◆ Written request ◆
All pictures are to be skipped; retype only the lines from the top of the entries through the line with "0.319, 0.288, 0.254, 0.232, 0.216, 0.208]", both included.

*** Records to use

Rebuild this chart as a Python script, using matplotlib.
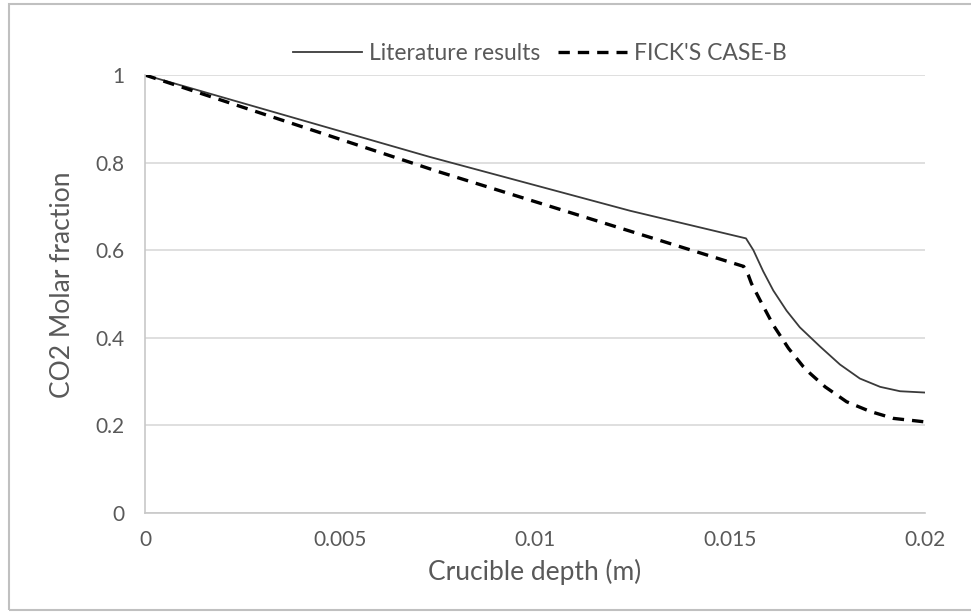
import matplotlib.pyplot as plt
from matplotlib.patches import Rectangle

# data
depth_lit = [0.0, 0.0073, 0.01244, 0.01541, 0.0156, 0.01585, 0.01611, 0.01645, 0.01679,
             0.01731, 0.01782, 0.01833, 0.01885, 0.01936, 0.0200]
frac_lit = [1.0, 0.813, 0.690, 0.627, 0.600, 0.552, 0.508, 0.462, 0.424,
            0.380, 0.339, 0.307, 0.288, 0.278, 0.275]

depth_fick = [0.0, 0.0075, 0.01535, 0.01547, 0.01555, 0.01577, 0.01611, 0.0165, 0.01688,
              0.01705, 0.01744, 0.01799, 0.01859, 0.01919, 0.0200]
frac_fick = [1.0, 0.780, 0.563, 0.543, 0.524, 0.486, 0.429, 0.376, 0.334,
             0.319, 0.288, 0.254, 0.232, 0.216, 0.208]

xticks = [0, 0.005, 0.01, 0.015, 0.02]
xtick_labels = ['0', '0.005', '0.01', '0.015', '0.02']
yticks = [0, 0.2, 0.4, 0.6, 0.8, 1.0]
ytick_labels = ['0', '0.2', '0.4', '0.6', '0.8', '1']

plt.rcParams['font.family'] = ['Lato', 'DejaVu Sans']
grey = '#595959'

fig = plt.figure(figsize=(9.71, 6.12), dpi=100)
ax = fig.add_axes([145 / 971, 1 - 513 / 612, 780 / 971, 438 / 612])

ax.plot(depth_lit, frac_lit, color='#3a3a3a', lw=1.3, label='Literature results')
ax.plot(depth_fick, frac_fick, color='black', lw=2.4, dashes=(3.4, 2.4), label="FICK'S CASE-B")

ax.set_xlim(0, 0.02)
ax.set_ylim(0, 1)
ax.set_xticks(xticks)
ax.set_xticklabels(xtick_labels)
ax.set_yticks(yticks)
ax.set_yticklabels(ytick_labels)
ax.tick_params(length=0, labelsize=15, colors=grey)
ax.tick_params(axis='x', pad=12)
ax.tick_params(axis='y', pad=15)
ax.yaxis.grid(True, color='#d9d9d9', lw=1.2)
ax.set_axisbelow(True)
for s in ['top', 'right']:
    ax.spines[s].set_visible(False)
for s in ['left', 'bottom']:
    ax.spines[s].set_color('#c8c8c8')
    ax.spines[s].set_linewidth(1.2)

# axis titles placed where the reference has them
fig.text(535 / 971, 1 - 572 / 612, 'Crucible depth (m)', fontsize=19, color=grey,
         ha='center', va='center')
fig.text(63 / 971, 1 - 285 / 612, 'CO2 Molar fraction', fontsize=19, color=grey,
         ha='center', va='center', rotation=90)

fig.legend(loc='center', bbox_to_anchor=(540 / 971, 1 - 54 / 612), ncol=2, frameon=False,
           fontsize=16.5, handlelength=3.0, handletextpad=0.3, columnspacing=0.8,
           labelcolor=grey)

# thin frame around the picture
fig.patches.append(Rectangle((9 / 971, 2 / 612), 1.1, 606 / 612, transform=fig.transFigure,
                             fill=False, edgecolor='#c0c0c0', lw=1.5))

fig.savefig('out.png', dpi=100, facecolor='white')
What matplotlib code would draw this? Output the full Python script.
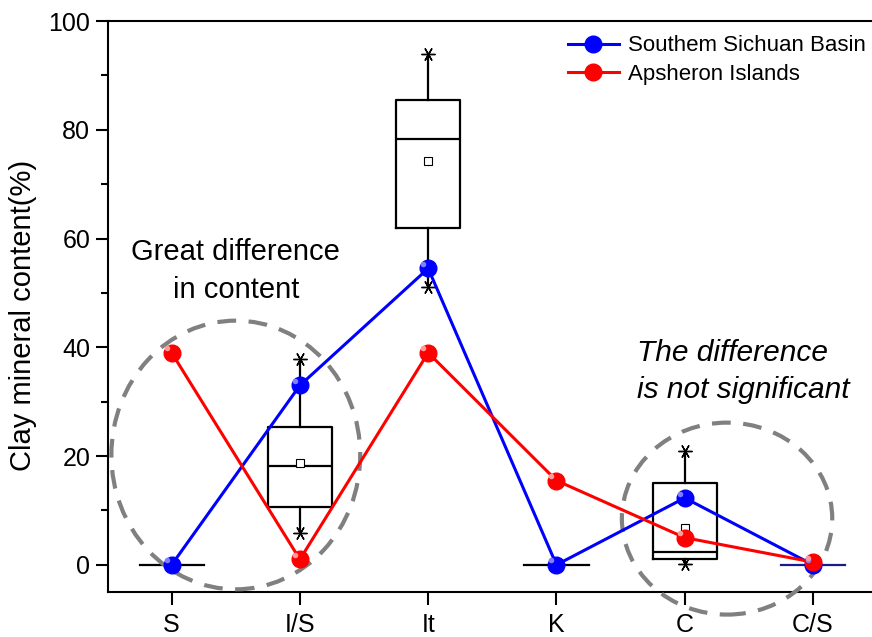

******

◆ Result for this task ◆
Rebuild this chart as a Python script, using matplotlib.
import matplotlib.pyplot as plt
from matplotlib.patches import Rectangle

# data
depth_lit = [0.0, 0.0073, 0.01244, 0.01541, 0.0156, 0.01585, 0.01611, 0.01645, 0.01679,
             0.01731, 0.01782, 0.01833, 0.01885, 0.01936, 0.0200]
frac_lit = [1.0, 0.813, 0.690, 0.627, 0.600, 0.552, 0.508, 0.462, 0.424,
            0.380, 0.339, 0.307, 0.288, 0.278, 0.275]

depth_fick = [0.0, 0.0075, 0.01535, 0.01547, 0.01555, 0.01577, 0.01611, 0.0165, 0.01688,
              0.01705, 0.01744, 0.01799, 0.01859, 0.01919, 0.0200]
frac_fick = [1.0, 0.780, 0.563, 0.543, 0.524, 0.486, 0.429, 0.376, 0.334,
             0.319, 0.288, 0.254, 0.232, 0.216, 0.208]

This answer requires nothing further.